In 1968, Cybill Shepherd, then just 18, won the pageant.
Cheryl Tiegs, the California girl who would go on to become a household name as the face of Cover Girl makeup, was in college when she met Ms. Stone. Ford was also wooing her, but she chose Stewart Models because, she said, Ms. Stone put her at ease:
“I was painfully shy and she was warm and took me under her wing. There were certain photographers about whom she would say, ‘No, I don’t want you going there.’ She would speak to my parents. That was helpful to the mothers because in those days we rarely picked up the phone and called home.
“Barbara let me be who I was,” Ms. Tiegs continued, “which I felt was awkward and shy. Much later, when I left to join Ford because Barbara was turning away from her business, I sent her a letter to tell her.
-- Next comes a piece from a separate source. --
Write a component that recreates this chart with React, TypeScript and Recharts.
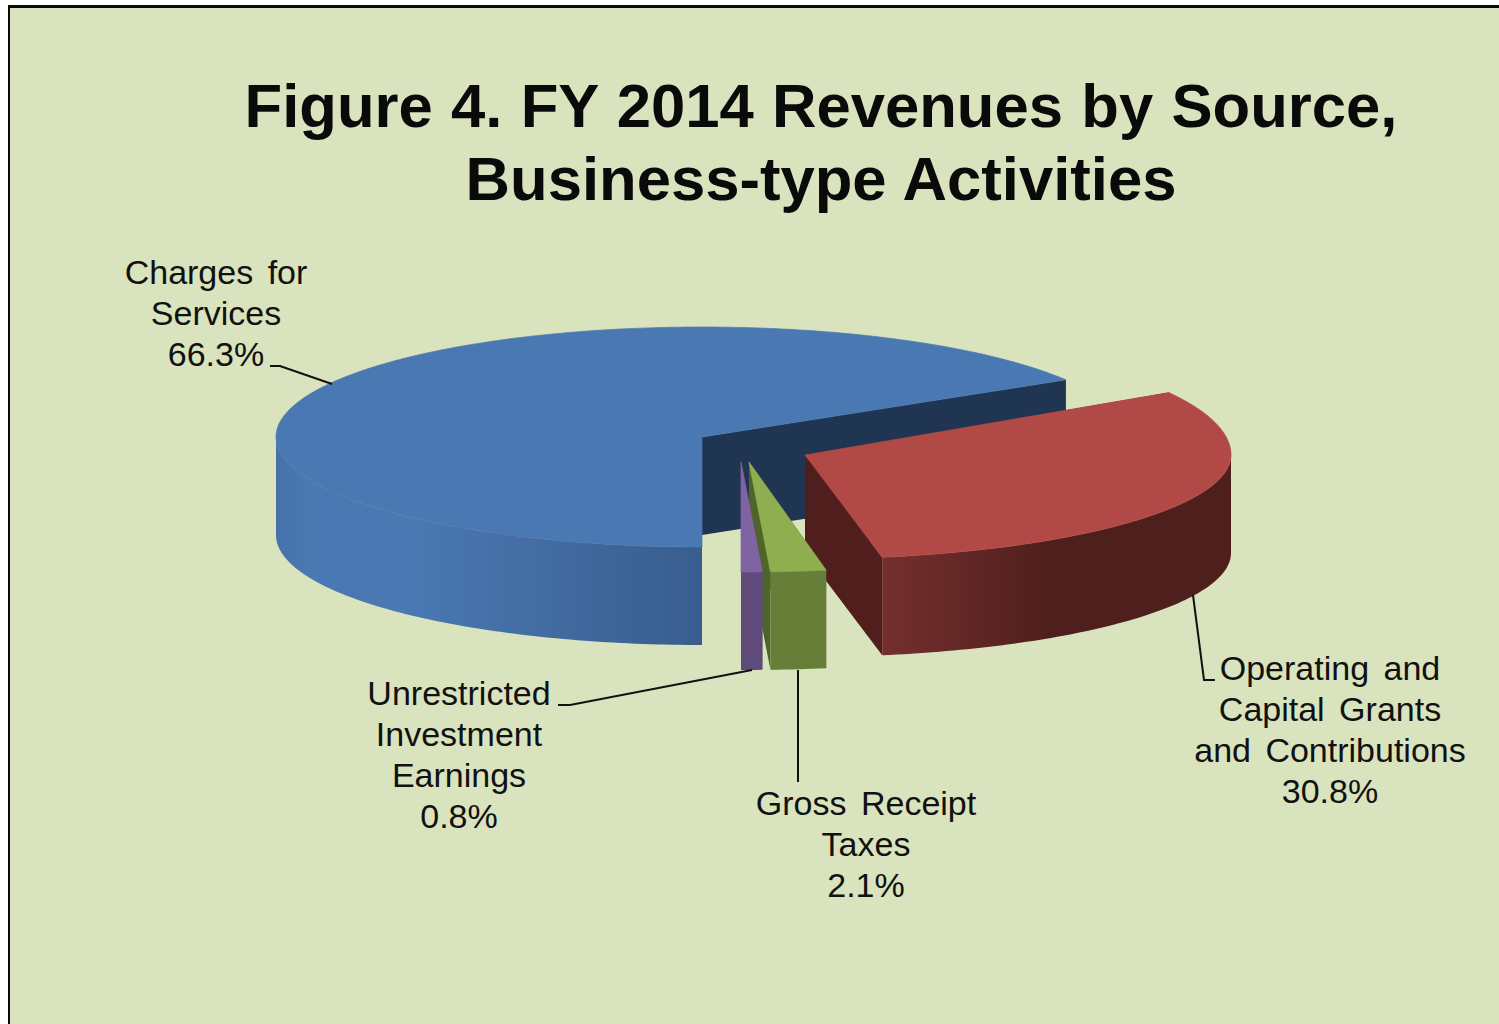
import { PieChart, Pie } from "recharts"

const categories = ["Charges for Services", "Operating and Capital Grants and Contributions", "Gross Receipt Taxes", "Unrestricted Investment Earnings"]
const shares = [66.3, 30.8, 2.1, 0.8]
const titleLines = ["Figure 4. FY 2014 Revenues by Source,", "Business-type Activities"]

const revenueData = categories.map((name, i) => ({ name, value: shares[i] }))

// flattened pie settings
const CX = 702
const CY = 437
const RX = 426
const DEPTH = 98
const FONT = "'Liberation Sans', Arial, sans-serif"

// ryUp / ryDown: the red slice is drawn with a bit of perspective in the original
const sliceLook = [
  { dx: 0, dy: 0, ryUp: 110, ryDown: 110, top: "#4a78b2", wall: "#1f3552", side: [[0, "#4672aa"], [0.08, "#4a78b2"], [0.32, "#4a78b2"], [1, "#395d8e"]] },
  { dx: 103, dy: 18, ryUp: 120, ryDown: 104, top: "#b14a47", wall: "#501e1c", side: [[0, "#752f2e"], [0.48, "#4f1f1d"], [1, "#4f1f1d"]] },
  { dx: 47, dy: 25, ryUp: 110, ryDown: 110, top: "#8fae50", wall: "#4f6428", side: [[0, "#667e37"], [1, "#667e37"]] },
  { dx: 39, dy: 25, ryUp: 110, ryDown: 110, top: "#8064a2", wall: "#5f4a7c", side: [[0, "#5f4a7c"], [1, "#5f4a7c"]] },
]

const labelLook = [
  { x: 216, y: 284, lines: ["Charges for", "Services", "66.3%"], leader: "270,366 280,366 332,384" },
  { x: 1330, y: 680, lines: ["Operating and", "Capital Grants", "and Contributions", "30.8%"], leader: "1193,595 1204,680 1215,680" },
  { x: 866, y: 815, lines: ["Gross Receipt", "Taxes", "2.1%"], leader: "798,670 798,782" },
  { x: 459, y: 705, lines: ["Unrestricted", "Investment", "Earnings", "0.8%"], leader: "558,705 570,705 752,670" },
]

const rad = (deg: number) => (deg * Math.PI) / 180

function SliceShape(props: any) {
  const { startAngle, endAngle, index } = props
  const look = sliceLook[index]
  const cx = props.cx + look.dx
  const cy = props.cy + look.dy
  const rx = props.outerRadius
  const at = (deg: number) => {
    const s = Math.sin(rad(deg))
    return { x: cx + rx * Math.cos(rad(deg)), y: cy - (s > 0 ? look.ryUp : look.ryDown) * s }
  }
  // walk the rim in small steps since the curve is not one ellipse
  const walk = (from: number, to: number, drop = 0) => {
    const steps = Math.max(2, Math.ceil(Math.abs(from - to)))
    const pts: string[] = []
    for (let i = 0; i <= steps; i++) {
      const p = at(from + ((to - from) * i) / steps)
      pts.push(`${p.x},${p.y + drop}`)
    }
    return pts.join(" L")
  }
  const a = at(startAngle)
  const b = at(endAngle)
  const top = `M${cx},${cy} L${walk(startAngle, endAngle)} Z`
  const cutWall = (p: { x: number; y: number }) =>
    `M${cx},${cy} L${p.x},${p.y} L${p.x},${p.y + DEPTH} L${cx},${cy + DEPTH} Z`

  // the part of the rim that faces the viewer
  const ranges = [[-180, 0], [180, 360]]
    .map(([lo, hi]) => [Math.max(endAngle, lo), Math.min(startAngle, hi)])
    .filter(([lo, hi]) => hi > lo)
  const gradId = `side-${index}`
  let rim = ""
  let left = cx
  let right = cx
  ranges.forEach(([lo, hi]) => {
    rim += `M${walk(hi, lo)} L${walk(lo, hi, DEPTH)} Z `
    left = Math.min(at(hi).x, at(lo).x)
    right = Math.max(at(hi).x, at(lo).x)
  })

  return (
    <g>
      <defs>
        <linearGradient id={gradId} gradientUnits="userSpaceOnUse" x1={left} x2={right} y1={0} y2={0}>
          {look.side.map(([offset, color]) => (
            <stop key={String(offset)} offset={offset as number} stopColor={color as string} />
          ))}
        </linearGradient>
      </defs>
      <path d={cutWall(a)} fill={look.wall} />
      <path d={cutWall(b)} fill={look.wall} />
      <path d={rim} fill={`url(#${gradId})`} />
      <path d={top} fill={look.top} stroke={look.top} strokeWidth={0.7} />
    </g>
  )
}

function SliceLabel(props: any) {
  const look = labelLook[props.index]
  return (
    <g>
      <polyline points={look.leader} fill="none" stroke="#111" strokeWidth={2} />
      <text x={look.x} y={look.y} textAnchor="middle" fontFamily={FONT} fontSize={34} wordSpacing={5} fill="#111">
        {look.lines.map((line, i) => (
          <tspan key={line} x={look.x} y={look.y + i * 41}>
            {line}
          </tspan>
        ))}
      </text>
    </g>
  )
}

export default function App() {
  return (
    <div style={{ position: "absolute", left: 0, top: 0, width: 1499, height: 1024, background: "#fff", overflow: "hidden" }}>
      <div
        style={{
          position: "absolute",
          left: 8,
          top: 5,
          width: 1491,
          height: 1019,
          boxSizing: "border-box",
          background: "#d9e3bd",
          borderTop: "3px solid #0a0a0a",
          borderLeft: "2px solid #0a0a0a",
        }}
      />
      {titleLines.map((line, i) => (
        <div
          key={line}
          style={{
            position: "absolute",
            left: 0,
            top: 67 + i * 73,
            width: 1642,
            textAlign: "center",
            fontFamily: FONT,
            fontWeight: 700,
            fontSize: 61.6,
            wordSpacing: 1.2,
            lineHeight: "78px",
            color: "#0a0a0a",
            whiteSpace: "nowrap",
          }}
        >
          {line}
        </div>
      ))}
      <div style={{ position: "absolute", left: 0, top: 0 }}>
        <PieChart width={1499} height={1024} margin={{ top: 0, right: 0, bottom: 0, left: 0 }}>
          <Pie
            data={revenueData}
            dataKey="value"
            nameKey="name"
            cx={CX}
            cy={CY}
            innerRadius={0}
            outerRadius={RX}
            startAngle={270}
            endAngle={-90}
            stroke="none"
            isAnimationActive={false}
            shape={SliceShape}
            label={SliceLabel}
            labelLine={false}
          />
        </PieChart>
      </div>
    </div>
  )
}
I knew if I saw her in person she would talk me out of it, and I wasn’t strong enough to overcome Barbara Stone.”
Barbara Sue Thorbahn was born on Nov. 20, 1933, in Philadelphia. Her father, Stewart, was a newspaper reporter and editor; her mother, Alice (McGinley) Thorbahn, was a homemaker.
Barbara grew up in Swarthmore and graduated from Swarthmore High School, where she was voted most likely to succeed, before attending Gettysburg College. An early marriage to George Frederic Pelham III ended in divorce. In 1964 she married Richard Stone, who was then a magazine illustrator and later a commercial director and painter. He survives her, along with her daughter and a son, Lucas.
Ms. Stone left the modeling business in the mid-1970s. For a time she had a production company and made short beauty spots for television. She also worked for Maybelline and was briefly a real estate agent. From 1996 to 2003 she published a literary journal, Hampton Shorts, which contained short fiction from writers like Bruce Jay Friedman, Judith Rossner, Joseph Heller and Spalding Grey.
In her modeling days — when she was “the lady vice president” of her agency, as a male reporter for The Daily News once described her — she and her husband lived at the El Dorado on Central Park West, and invariably one or more of her models would be staying with them, an in loco parentis arrangement that began to wear on Ms. Stone’s actual family.